Output every line of the material exactly, omitting images.

----------------

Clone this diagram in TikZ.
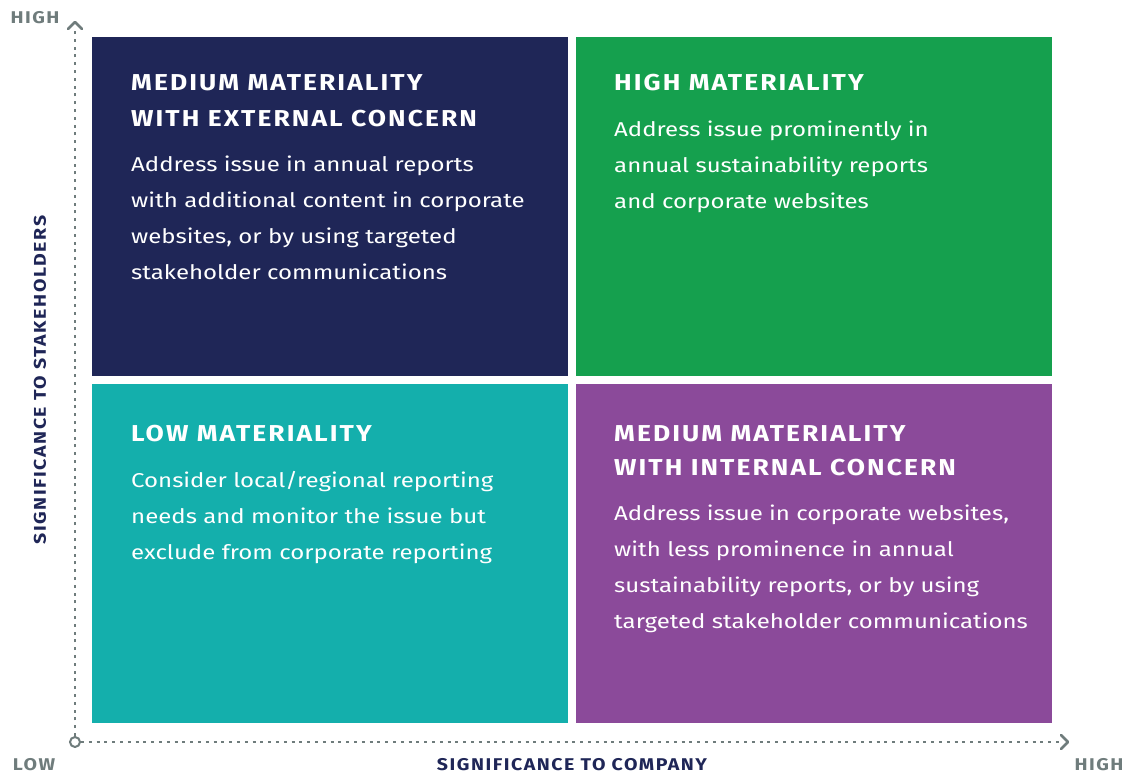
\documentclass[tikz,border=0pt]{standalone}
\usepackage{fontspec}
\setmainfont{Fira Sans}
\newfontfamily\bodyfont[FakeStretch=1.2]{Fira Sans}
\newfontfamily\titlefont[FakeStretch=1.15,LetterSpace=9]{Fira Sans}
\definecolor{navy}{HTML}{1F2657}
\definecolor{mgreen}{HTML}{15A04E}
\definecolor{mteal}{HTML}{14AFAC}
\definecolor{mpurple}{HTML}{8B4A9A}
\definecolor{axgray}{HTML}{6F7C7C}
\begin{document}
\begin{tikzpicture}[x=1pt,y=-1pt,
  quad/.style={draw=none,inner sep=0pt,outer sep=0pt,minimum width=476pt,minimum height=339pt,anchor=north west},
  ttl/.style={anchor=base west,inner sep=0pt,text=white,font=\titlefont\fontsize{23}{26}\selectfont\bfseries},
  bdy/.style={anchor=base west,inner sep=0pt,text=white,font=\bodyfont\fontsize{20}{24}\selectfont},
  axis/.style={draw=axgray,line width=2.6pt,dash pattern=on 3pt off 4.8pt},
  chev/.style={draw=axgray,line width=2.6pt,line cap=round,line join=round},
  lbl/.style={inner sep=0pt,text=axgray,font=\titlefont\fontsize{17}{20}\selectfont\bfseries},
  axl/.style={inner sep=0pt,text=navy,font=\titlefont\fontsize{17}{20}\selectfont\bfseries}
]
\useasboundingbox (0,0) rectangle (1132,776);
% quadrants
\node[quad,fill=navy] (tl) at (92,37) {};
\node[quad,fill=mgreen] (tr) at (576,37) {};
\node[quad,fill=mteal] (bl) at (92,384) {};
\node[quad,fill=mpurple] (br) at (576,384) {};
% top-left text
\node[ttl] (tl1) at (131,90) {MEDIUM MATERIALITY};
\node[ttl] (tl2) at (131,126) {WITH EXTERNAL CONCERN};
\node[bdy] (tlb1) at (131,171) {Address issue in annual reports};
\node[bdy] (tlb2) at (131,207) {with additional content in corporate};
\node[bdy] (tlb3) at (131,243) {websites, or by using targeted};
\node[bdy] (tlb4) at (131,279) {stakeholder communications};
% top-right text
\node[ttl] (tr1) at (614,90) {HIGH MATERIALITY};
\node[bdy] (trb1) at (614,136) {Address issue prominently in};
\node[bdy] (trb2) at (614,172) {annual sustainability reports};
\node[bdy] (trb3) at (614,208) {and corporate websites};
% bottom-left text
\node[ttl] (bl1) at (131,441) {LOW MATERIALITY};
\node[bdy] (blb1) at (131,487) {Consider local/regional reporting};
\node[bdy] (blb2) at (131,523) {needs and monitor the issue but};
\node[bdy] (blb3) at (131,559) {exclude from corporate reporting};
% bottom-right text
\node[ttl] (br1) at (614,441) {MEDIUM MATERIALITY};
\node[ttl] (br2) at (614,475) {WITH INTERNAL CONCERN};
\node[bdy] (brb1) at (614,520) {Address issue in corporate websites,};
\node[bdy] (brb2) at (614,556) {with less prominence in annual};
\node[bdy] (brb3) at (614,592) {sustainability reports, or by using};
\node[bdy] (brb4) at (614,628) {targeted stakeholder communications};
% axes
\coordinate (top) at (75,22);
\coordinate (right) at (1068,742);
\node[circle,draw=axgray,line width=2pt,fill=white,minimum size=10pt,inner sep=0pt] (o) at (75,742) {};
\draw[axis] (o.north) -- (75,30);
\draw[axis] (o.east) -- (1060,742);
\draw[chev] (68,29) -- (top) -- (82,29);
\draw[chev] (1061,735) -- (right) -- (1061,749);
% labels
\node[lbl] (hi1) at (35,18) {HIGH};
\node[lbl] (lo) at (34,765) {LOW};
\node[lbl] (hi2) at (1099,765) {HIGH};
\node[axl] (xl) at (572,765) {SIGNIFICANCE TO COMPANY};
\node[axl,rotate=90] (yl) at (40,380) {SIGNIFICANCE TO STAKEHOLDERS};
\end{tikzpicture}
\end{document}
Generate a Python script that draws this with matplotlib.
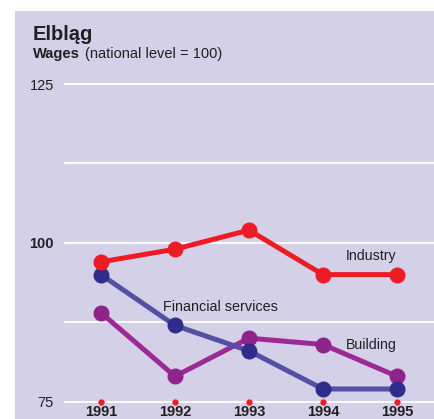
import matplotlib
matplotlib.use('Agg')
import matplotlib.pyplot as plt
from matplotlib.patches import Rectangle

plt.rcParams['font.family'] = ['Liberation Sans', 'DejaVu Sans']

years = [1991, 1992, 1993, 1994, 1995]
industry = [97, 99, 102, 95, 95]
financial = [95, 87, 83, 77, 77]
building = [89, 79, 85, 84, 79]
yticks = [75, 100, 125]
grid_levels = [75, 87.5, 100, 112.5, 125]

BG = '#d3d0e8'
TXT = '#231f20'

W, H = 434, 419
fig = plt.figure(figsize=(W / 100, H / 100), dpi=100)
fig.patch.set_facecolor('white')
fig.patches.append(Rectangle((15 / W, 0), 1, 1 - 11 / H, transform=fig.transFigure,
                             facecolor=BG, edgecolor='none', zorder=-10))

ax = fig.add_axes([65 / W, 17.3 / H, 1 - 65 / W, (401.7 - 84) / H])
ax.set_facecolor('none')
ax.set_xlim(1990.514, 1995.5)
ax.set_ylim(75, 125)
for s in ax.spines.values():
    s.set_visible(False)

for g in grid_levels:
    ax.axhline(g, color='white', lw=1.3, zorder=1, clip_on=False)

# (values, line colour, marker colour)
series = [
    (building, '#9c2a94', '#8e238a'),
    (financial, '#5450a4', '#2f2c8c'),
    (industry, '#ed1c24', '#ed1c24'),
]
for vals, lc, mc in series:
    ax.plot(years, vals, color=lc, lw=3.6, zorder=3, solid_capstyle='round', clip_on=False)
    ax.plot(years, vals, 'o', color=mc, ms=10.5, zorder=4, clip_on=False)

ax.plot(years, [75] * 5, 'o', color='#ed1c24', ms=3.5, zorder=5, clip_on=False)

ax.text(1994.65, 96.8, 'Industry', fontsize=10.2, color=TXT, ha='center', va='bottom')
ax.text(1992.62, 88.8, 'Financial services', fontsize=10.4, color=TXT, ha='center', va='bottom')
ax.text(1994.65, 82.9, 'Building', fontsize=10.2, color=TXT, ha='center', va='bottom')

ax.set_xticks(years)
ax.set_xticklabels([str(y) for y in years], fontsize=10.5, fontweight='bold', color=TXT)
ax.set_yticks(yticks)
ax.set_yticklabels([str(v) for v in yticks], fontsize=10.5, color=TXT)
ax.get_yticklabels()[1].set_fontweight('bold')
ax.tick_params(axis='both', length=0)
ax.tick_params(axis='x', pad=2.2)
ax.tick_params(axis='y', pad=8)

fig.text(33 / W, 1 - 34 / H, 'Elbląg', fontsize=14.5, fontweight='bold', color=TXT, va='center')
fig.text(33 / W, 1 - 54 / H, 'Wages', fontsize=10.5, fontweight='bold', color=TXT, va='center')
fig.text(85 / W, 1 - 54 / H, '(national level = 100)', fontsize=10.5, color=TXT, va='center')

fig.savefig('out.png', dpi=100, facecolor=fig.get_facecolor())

----------------

_Exercise result_:
Clone this diagram in TikZ.
\documentclass[tikz,border=0pt]{standalone}
\usepackage{fontspec}
\setmainfont{Fira Sans}
\newfontfamily\bodyfont[FakeStretch=1.2]{Fira Sans}
\newfontfamily\titlefont[FakeStretch=1.15,LetterSpace=9]{Fira Sans}
\definecolor{navy}{HTML}{1F2657}
\definecolor{mgreen}{HTML}{15A04E}
\definecolor{mteal}{HTML}{14AFAC}
\definecolor{mpurple}{HTML}{8B4A9A}
\definecolor{axgray}{HTML}{6F7C7C}
\begin{document}
\begin{tikzpicture}[x=1pt,y=-1pt,
  quad/.style={draw=none,inner sep=0pt,outer sep=0pt,minimum width=476pt,minimum height=339pt,anchor=north west},
  ttl/.style={anchor=base west,inner sep=0pt,text=white,font=\titlefont\fontsize{23}{26}\selectfont\bfseries},
  bdy/.style={anchor=base west,inner sep=0pt,text=white,font=\bodyfont\fontsize{20}{24}\selectfont},
  axis/.style={draw=axgray,line width=2.6pt,dash pattern=on 3pt off 4.8pt},
  chev/.style={draw=axgray,line width=2.6pt,line cap=round,line join=round},
  lbl/.style={inner sep=0pt,text=axgray,font=\titlefont\fontsize{17}{20}\selectfont\bfseries},
  axl/.style={inner sep=0pt,text=navy,font=\titlefont\fontsize{17}{20}\selectfont\bfseries}
]
\useasboundingbox (0,0) rectangle (1132,776);
% quadrants
\node[quad,fill=navy] (tl) at (92,37) {};
\node[quad,fill=mgreen] (tr) at (576,37) {};
\node[quad,fill=mteal] (bl) at (92,384) {};
\node[quad,fill=mpurple] (br) at (576,384) {};
% top-left text
\node[ttl] (tl1) at (131,90) {MEDIUM MATERIALITY};
\node[ttl] (tl2) at (131,126) {WITH EXTERNAL CONCERN};
\node[bdy] (tlb1) at (131,171) {Address issue in annual reports};
\node[bdy] (tlb2) at (131,207) {with additional content in corporate};
\node[bdy] (tlb3) at (131,243) {websites, or by using targeted};
\node[bdy] (tlb4) at (131,279) {stakeholder communications};
% top-right text
\node[ttl] (tr1) at (614,90) {HIGH MATERIALITY};
\node[bdy] (trb1) at (614,136) {Address issue prominently in};
\node[bdy] (trb2) at (614,172) {annual sustainability reports};
\node[bdy] (trb3) at (614,208) {and corporate websites};
% bottom-left text
\node[ttl] (bl1) at (131,441) {LOW MATERIALITY};
\node[bdy] (blb1) at (131,487) {Consider local/regional reporting};
\node[bdy] (blb2) at (131,523) {needs and monitor the issue but};
\node[bdy] (blb3) at (131,559) {exclude from corporate reporting};
% bottom-right text
\node[ttl] (br1) at (614,441) {MEDIUM MATERIALITY};
\node[ttl] (br2) at (614,475) {WITH INTERNAL CONCERN};
\node[bdy] (brb1) at (614,520) {Address issue in corporate websites,};
\node[bdy] (brb2) at (614,556) {with less prominence in annual};
\node[bdy] (brb3) at (614,592) {sustainability reports, or by using};
\node[bdy] (brb4) at (614,628) {targeted stakeholder communications};
% axes
\coordinate (top) at (75,22);
\coordinate (right) at (1068,742);
\node[circle,draw=axgray,line width=2pt,fill=white,minimum size=10pt,inner sep=0pt] (o) at (75,742) {};
\draw[axis] (o.north) -- (75,30);
\draw[axis] (o.east) -- (1060,742);
\draw[chev] (68,29) -- (top) -- (82,29);
\draw[chev] (1061,735) -- (right) -- (1061,749);
% labels
\node[lbl] (hi1) at (35,18) {HIGH};
\node[lbl] (lo) at (34,765) {LOW};
\node[lbl] (hi2) at (1099,765) {HIGH};
\node[axl] (xl) at (572,765) {SIGNIFICANCE TO COMPANY};
\node[axl,rotate=90] (yl) at (40,380) {SIGNIFICANCE TO STAKEHOLDERS};
\end{tikzpicture}
\end{document}
Generate a Python script that draws this with matplotlib.
import matplotlib
matplotlib.use('Agg')
import matplotlib.pyplot as plt
from matplotlib.patches import Rectangle

plt.rcParams['font.family'] = ['Liberation Sans', 'DejaVu Sans']

years = [1991, 1992, 1993, 1994, 1995]
industry = [97, 99, 102, 95, 95]
financial = [95, 87, 83, 77, 77]
building = [89, 79, 85, 84, 79]
yticks = [75, 100, 125]
grid_levels = [75, 87.5, 100, 112.5, 125]

BG = '#d3d0e8'
TXT = '#231f20'

W, H = 434, 419
fig = plt.figure(figsize=(W / 100, H / 100), dpi=100)
fig.patch.set_facecolor('white')
fig.patches.append(Rectangle((15 / W, 0), 1, 1 - 11 / H, transform=fig.transFigure,
                             facecolor=BG, edgecolor='none', zorder=-10))

ax = fig.add_axes([65 / W, 17.3 / H, 1 - 65 / W, (401.7 - 84) / H])
ax.set_facecolor('none')
ax.set_xlim(1990.514, 1995.5)
ax.set_ylim(75, 125)
for s in ax.spines.values():
    s.set_visible(False)

for g in grid_levels:
    ax.axhline(g, color='white', lw=1.3, zorder=1, clip_on=False)

# (values, line colour, marker colour)
series = [
    (building, '#9c2a94', '#8e238a'),
    (financial, '#5450a4', '#2f2c8c'),
    (industry, '#ed1c24', '#ed1c24'),
]
for vals, lc, mc in series:
    ax.plot(years, vals, color=lc, lw=3.6, zorder=3, solid_capstyle='round', clip_on=False)
    ax.plot(years, vals, 'o', color=mc, ms=10.5, zorder=4, clip_on=False)

ax.plot(years, [75] * 5, 'o', color='#ed1c24', ms=3.5, zorder=5, clip_on=False)

ax.text(1994.65, 96.8, 'Industry', fontsize=10.2, color=TXT, ha='center', va='bottom')
ax.text(1992.62, 88.8, 'Financial services', fontsize=10.4, color=TXT, ha='center', va='bottom')
ax.text(1994.65, 82.9, 'Building', fontsize=10.2, color=TXT, ha='center', va='bottom')

ax.set_xticks(years)
ax.set_xticklabels([str(y) for y in years], fontsize=10.5, fontweight='bold', color=TXT)
ax.set_yticks(yticks)
ax.set_yticklabels([str(v) for v in yticks], fontsize=10.5, color=TXT)
ax.get_yticklabels()[1].set_fontweight('bold')
ax.tick_params(axis='both', length=0)
ax.tick_params(axis='x', pad=2.2)
ax.tick_params(axis='y', pad=8)

fig.text(33 / W, 1 - 34 / H, 'Elbląg', fontsize=14.5, fontweight='bold', color=TXT, va='center')
fig.text(33 / W, 1 - 54 / H, 'Wages', fontsize=10.5, fontweight='bold', color=TXT, va='center')
fig.text(85 / W, 1 - 54 / H, '(national level = 100)', fontsize=10.5, color=TXT, va='center')

fig.savefig('out.png', dpi=100, facecolor=fig.get_facecolor())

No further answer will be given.